**What is being asked:** In the lines below, output everything from the first line through the line containing "10.8, 10.9, 10.9];" exactly as it is. Pictures are not part of the output.

**Dataset excerpt:**
┌────────

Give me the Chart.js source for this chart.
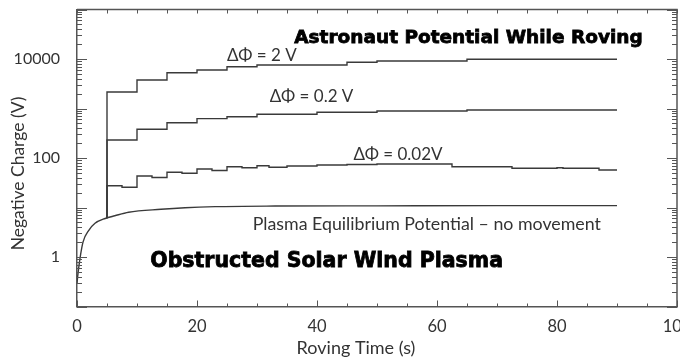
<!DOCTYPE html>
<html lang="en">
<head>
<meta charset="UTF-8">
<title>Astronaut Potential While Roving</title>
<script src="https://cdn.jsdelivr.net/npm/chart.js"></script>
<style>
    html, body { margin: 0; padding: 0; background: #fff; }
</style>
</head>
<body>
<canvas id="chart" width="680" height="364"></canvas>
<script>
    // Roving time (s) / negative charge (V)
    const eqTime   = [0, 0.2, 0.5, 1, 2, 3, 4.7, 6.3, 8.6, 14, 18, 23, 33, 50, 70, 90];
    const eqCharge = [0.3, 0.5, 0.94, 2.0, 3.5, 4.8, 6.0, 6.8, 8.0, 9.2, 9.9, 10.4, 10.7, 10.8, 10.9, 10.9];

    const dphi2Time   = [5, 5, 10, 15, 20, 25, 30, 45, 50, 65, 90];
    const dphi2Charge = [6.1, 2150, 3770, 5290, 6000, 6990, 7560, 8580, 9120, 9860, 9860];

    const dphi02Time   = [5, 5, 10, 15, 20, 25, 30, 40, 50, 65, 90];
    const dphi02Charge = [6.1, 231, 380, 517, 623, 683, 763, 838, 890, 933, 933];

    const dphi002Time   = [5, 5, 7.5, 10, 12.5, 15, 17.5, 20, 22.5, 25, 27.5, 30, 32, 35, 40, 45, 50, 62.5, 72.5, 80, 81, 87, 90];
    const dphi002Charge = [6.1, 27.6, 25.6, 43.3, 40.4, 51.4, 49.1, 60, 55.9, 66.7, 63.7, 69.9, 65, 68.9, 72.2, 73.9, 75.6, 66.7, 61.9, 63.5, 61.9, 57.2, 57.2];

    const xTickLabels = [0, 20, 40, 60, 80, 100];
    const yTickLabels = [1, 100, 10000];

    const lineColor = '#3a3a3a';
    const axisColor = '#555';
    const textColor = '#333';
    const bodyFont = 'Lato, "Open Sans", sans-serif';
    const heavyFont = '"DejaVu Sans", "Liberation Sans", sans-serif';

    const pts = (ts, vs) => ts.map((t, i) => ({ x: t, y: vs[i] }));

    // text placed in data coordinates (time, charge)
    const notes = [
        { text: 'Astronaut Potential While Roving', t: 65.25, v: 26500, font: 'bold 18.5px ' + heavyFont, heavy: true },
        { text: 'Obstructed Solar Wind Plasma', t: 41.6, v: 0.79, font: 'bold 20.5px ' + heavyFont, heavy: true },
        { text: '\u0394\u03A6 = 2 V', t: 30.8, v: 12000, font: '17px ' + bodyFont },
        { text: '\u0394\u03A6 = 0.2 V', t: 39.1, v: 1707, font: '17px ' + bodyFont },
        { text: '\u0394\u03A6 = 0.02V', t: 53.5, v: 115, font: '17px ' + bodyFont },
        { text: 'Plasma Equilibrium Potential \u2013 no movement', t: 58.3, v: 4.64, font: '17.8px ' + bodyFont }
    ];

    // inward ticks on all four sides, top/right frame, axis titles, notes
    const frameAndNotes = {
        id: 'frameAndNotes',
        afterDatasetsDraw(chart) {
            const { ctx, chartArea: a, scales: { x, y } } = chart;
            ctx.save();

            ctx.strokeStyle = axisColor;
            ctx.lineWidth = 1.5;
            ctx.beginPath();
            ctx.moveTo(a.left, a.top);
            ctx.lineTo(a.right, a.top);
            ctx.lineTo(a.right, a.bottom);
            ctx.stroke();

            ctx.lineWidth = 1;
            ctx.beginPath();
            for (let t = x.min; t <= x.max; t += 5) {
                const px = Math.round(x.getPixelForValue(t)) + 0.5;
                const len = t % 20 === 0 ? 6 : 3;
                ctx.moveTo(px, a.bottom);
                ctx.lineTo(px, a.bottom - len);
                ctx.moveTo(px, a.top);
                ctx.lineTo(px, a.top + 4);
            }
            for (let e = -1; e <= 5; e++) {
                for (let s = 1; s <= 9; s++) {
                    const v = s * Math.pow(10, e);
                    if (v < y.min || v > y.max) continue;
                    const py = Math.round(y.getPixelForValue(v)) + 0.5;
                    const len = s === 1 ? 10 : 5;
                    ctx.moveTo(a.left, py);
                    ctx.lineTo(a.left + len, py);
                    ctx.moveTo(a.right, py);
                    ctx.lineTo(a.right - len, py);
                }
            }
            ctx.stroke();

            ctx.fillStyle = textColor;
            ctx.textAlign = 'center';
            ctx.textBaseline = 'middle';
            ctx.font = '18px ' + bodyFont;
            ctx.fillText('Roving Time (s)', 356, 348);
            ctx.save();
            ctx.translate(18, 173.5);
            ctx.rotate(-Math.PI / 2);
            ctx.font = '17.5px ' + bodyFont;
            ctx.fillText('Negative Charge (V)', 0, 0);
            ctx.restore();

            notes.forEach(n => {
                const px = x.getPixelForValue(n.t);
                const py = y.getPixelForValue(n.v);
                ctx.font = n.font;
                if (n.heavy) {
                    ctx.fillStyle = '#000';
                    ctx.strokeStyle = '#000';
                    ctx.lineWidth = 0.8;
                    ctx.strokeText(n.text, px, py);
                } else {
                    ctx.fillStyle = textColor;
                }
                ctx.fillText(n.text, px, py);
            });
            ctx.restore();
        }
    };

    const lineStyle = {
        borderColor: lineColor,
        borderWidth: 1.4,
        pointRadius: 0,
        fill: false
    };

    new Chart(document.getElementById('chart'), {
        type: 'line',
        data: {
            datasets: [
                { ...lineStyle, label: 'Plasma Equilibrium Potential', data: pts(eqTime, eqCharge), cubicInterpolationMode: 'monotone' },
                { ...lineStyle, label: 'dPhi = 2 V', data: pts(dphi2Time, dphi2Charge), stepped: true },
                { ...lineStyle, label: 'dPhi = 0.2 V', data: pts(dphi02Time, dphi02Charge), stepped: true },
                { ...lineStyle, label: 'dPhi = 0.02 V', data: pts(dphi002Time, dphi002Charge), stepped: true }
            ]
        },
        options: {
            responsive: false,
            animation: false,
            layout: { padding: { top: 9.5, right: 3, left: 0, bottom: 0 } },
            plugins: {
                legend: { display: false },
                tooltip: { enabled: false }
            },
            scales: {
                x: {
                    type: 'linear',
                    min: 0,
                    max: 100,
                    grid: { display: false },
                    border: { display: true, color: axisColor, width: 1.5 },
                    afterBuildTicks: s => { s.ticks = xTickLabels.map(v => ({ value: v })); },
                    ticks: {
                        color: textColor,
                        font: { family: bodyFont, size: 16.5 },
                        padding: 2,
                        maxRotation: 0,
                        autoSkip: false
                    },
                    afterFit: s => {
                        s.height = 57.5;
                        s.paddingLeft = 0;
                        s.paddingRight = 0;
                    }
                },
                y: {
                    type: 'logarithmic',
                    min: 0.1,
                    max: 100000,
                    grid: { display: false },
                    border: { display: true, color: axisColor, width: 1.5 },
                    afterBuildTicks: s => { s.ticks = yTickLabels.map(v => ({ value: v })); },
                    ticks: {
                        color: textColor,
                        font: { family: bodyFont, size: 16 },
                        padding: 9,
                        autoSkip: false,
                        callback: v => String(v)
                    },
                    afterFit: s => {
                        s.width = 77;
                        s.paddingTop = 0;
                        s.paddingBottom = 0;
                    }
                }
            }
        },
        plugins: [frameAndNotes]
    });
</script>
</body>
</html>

└────────

**Written solution:**
Give me the Chart.js source for this chart.
<!DOCTYPE html>
<html lang="en">
<head>
<meta charset="UTF-8">
<title>Astronaut Potential While Roving</title>
<script src="https://cdn.jsdelivr.net/npm/chart.js"></script>
<style>
    html, body { margin: 0; padding: 0; background: #fff; }
</style>
</head>
<body>
<canvas id="chart" width="680" height="364"></canvas>
<script>
    // Roving time (s) / negative charge (V)
    const eqTime   = [0, 0.2, 0.5, 1, 2, 3, 4.7, 6.3, 8.6, 14, 18, 23, 33, 50, 70, 90];
    const eqCharge = [0.3, 0.5, 0.94, 2.0, 3.5, 4.8, 6.0, 6.8, 8.0, 9.2, 9.9, 10.4, 10.7, 10.8, 10.9, 10.9];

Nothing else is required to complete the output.